3)  Prépondérance des inconvénients

[61]  La Cour reconnaît que le risque de fuite peut être important dans les cas où le demandeur n’a qu’une faible possibilité d’obtenir la résidence permanente au Canada et qu’il est encore plus important dans les cas de renvoi en instance. Qui plus est, il est possible que les éléments tendant à dissuader la personne de fuir soient peu nombreux en pareilles situations. Outre tous les avantages de vivre au Canada et l’absence de certains inconvénients comme payer des impôts, un demandeur peut, selon les circonstances, avoir recours après son arrestation à diverses procédures d’immigration auxquelles il n’a pas accès en première instance, par exemple l’examen des risques avant renvoi, la présentation d’une demande pour motifs d’ordre humanitaire, puis une requête visant à surseoir au renvoi. De plus, les raisons pour lesquelles le renvoi est retardé sont souvent indépendantes de la volonté des autorités de l’immigration et sont dues à des arriérés et à d’autres motifs. Il s’agit là de facteurs compensatoires dont la Cour a tenu compte, en plus de l’intérêt public à faire respecter les lois canadiennes sur l’immigration, pour examiner les conséquences d’offrir de plus grandes possibilités de fuite en limitant le recours à la détention lorsqu’il n’existe aucune solution de rechange à la détention.

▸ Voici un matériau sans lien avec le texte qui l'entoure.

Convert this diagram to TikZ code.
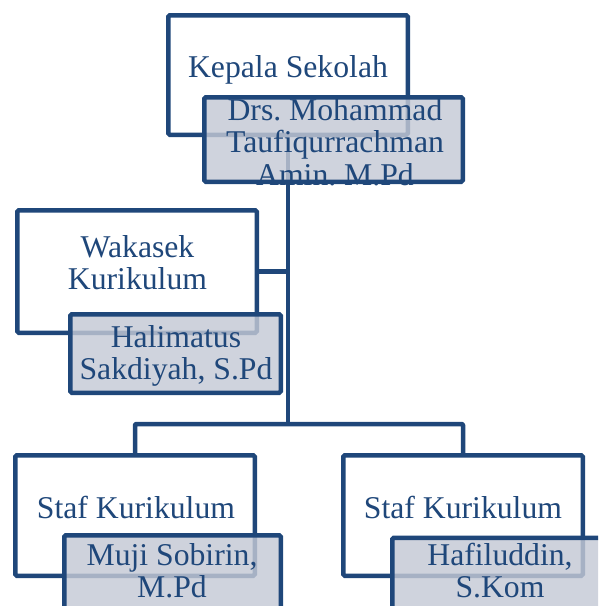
\documentclass[tikz,border=0pt]{standalone}
\usepackage{fontspec}
\setmainfont{Liberation Serif}
\frenchspacing
\definecolor{navy}{RGB}{31,71,122}
\definecolor{namefill}{RGB}{196,201,213}
\tikzset{
  conn/.style={draw=navy, line width=4.5pt, line join=round, rounded corners=1pt},
  rolebox/.style={draw=navy, fill=white, line width=4.5pt, rounded corners=1.5pt, inner sep=0pt},
  namebox/.style={draw=navy, fill=namefill, fill opacity=0.82, draw opacity=1, line width=4.5pt, rounded corners=1.5pt, inner sep=0pt},
  lbl/.style={text=navy, inner sep=0pt, anchor=base, font=\fontsize{31.7}{32.5}\selectfont\frenchspacing},
}
\newcommand{\lines}[1]{\begin{tabular}[t]{@{}c@{}}#1\end{tabular}}
\begin{document}
\begin{tikzpicture}[x=1pt,y=-1pt]
\useasboundingbox (0,0) rectangle (598,606);
\clip (0,0) rectangle (598,606);
% boxes geometry (nodes)
\node[rolebox, minimum width=239.5pt, minimum height=119.5pt, draw=none, fill=none] (K) at (288,75) {};
\node[rolebox, minimum width=239.5pt, minimum height=122.5pt, draw=none, fill=none] (W) at (137,271.5) {};
\node[rolebox, minimum width=239.5pt, minimum height=120.5pt, draw=none, fill=none] (S1) at (135,515.5) {};
\node[rolebox, minimum width=239.5pt, minimum height=120.5pt, draw=none, fill=none] (S2) at (463,515.5) {};
\coordinate (J) at (288,424);
% connectors
\draw[conn] (K.south) -- (K.south |- J);
\draw[conn] (W.east) -- (W.east -| K.south);
\draw[conn] (S1.north) -- (S1.north |- J) -- (S2.north |- J) -- (S2.north);
% top
\node[rolebox, minimum width=239.5pt, minimum height=119.5pt] (Kb) at (K) {};
\node[lbl] (Kt) at (288,77) {Kepala Sekolah};
\node[namebox, minimum width=258.5pt, minimum height=84.5pt] (N1) at (333.5,139.5) {};
\node[lbl] (N1t) at (335,120) {\lines{Drs. Mohammad\\Taufiqurrachman\\Amin. M.Pd}};
% wakasek
\node[rolebox, minimum width=239.5pt, minimum height=122.5pt] (Wb) at (W) {};
\node[lbl] (Wt) at (137.5,257) {\lines{Wakasek\\Kurikulum}};
\node[namebox, minimum width=210.5pt, minimum height=78.5pt] (N2) at (175.5,353.5) {};
\node[lbl] (N2t) at (176,347) {\lines{Halimatus\\Sakdiyah, S.Pd}};
% staff left
\node[rolebox, minimum width=239.5pt, minimum height=120.5pt] (S1b) at (S1) {};
\node[lbl] (S1t) at (136,518) {Staf Kurikulum};
\node[namebox, minimum width=216.5pt, minimum height=80.5pt] (N3) at (172.5,575.5) {};
\node[lbl] (N3t) at (172,565) {\lines{Muji Sobirin,\\M.Pd}};
% staff right
\node[rolebox, minimum width=239.5pt, minimum height=120.5pt] (S2b) at (S2) {};
\node[lbl] (S2t) at (463,518) {Staf Kurikulum};
\node[namebox, minimum width=216.5pt, minimum height=80.5pt] (N4) at (500.5,578) {};
\node[lbl] (N4t) at (500,565) {\lines{Hafiluddin,\\S.Kom}};
\end{tikzpicture}
\end{document}
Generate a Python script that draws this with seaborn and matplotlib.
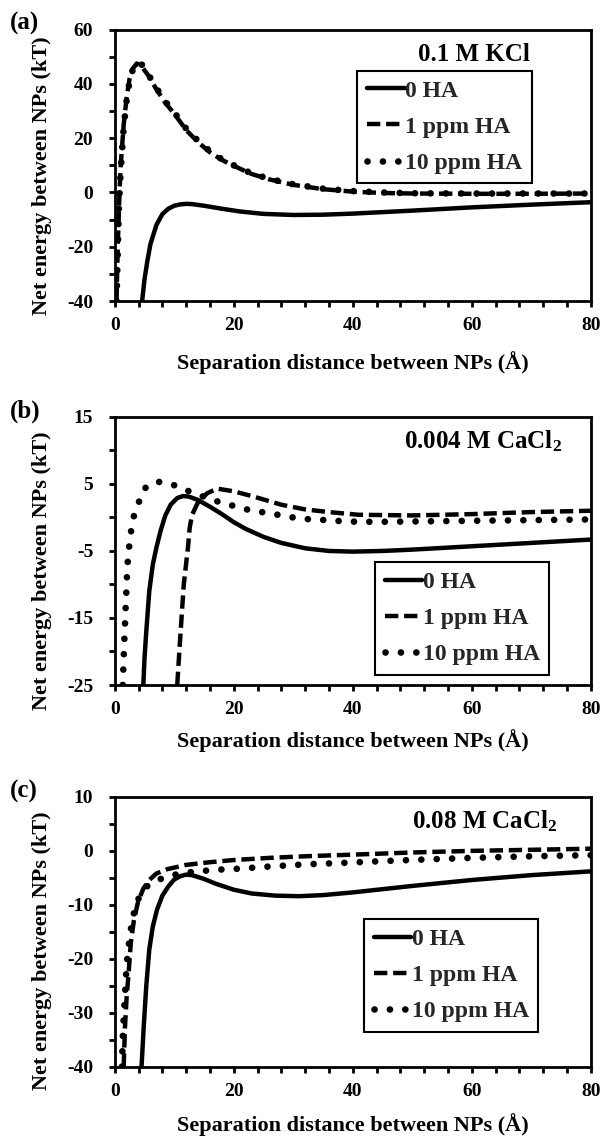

[62]  Il faut alors faire un examen exhaustif des solutions de rechange à la détention, pour confirmer qu’il n’en existe aucune. Ce critère relève habituellement dans une certaine mesure de l’autorité du ministre et le défaut d’en tenir compte joue dans la prépondérance des inconvénients. La Cour doit aussi se demander s’il existe de nouvelles technologies, à la fois pour prévoir les situations de fuite et pour exercer un suivi des situations où il existe un faible risque de fuite, comme solutions de rechange à la détention inutile de personnes et des membres de leurs famille.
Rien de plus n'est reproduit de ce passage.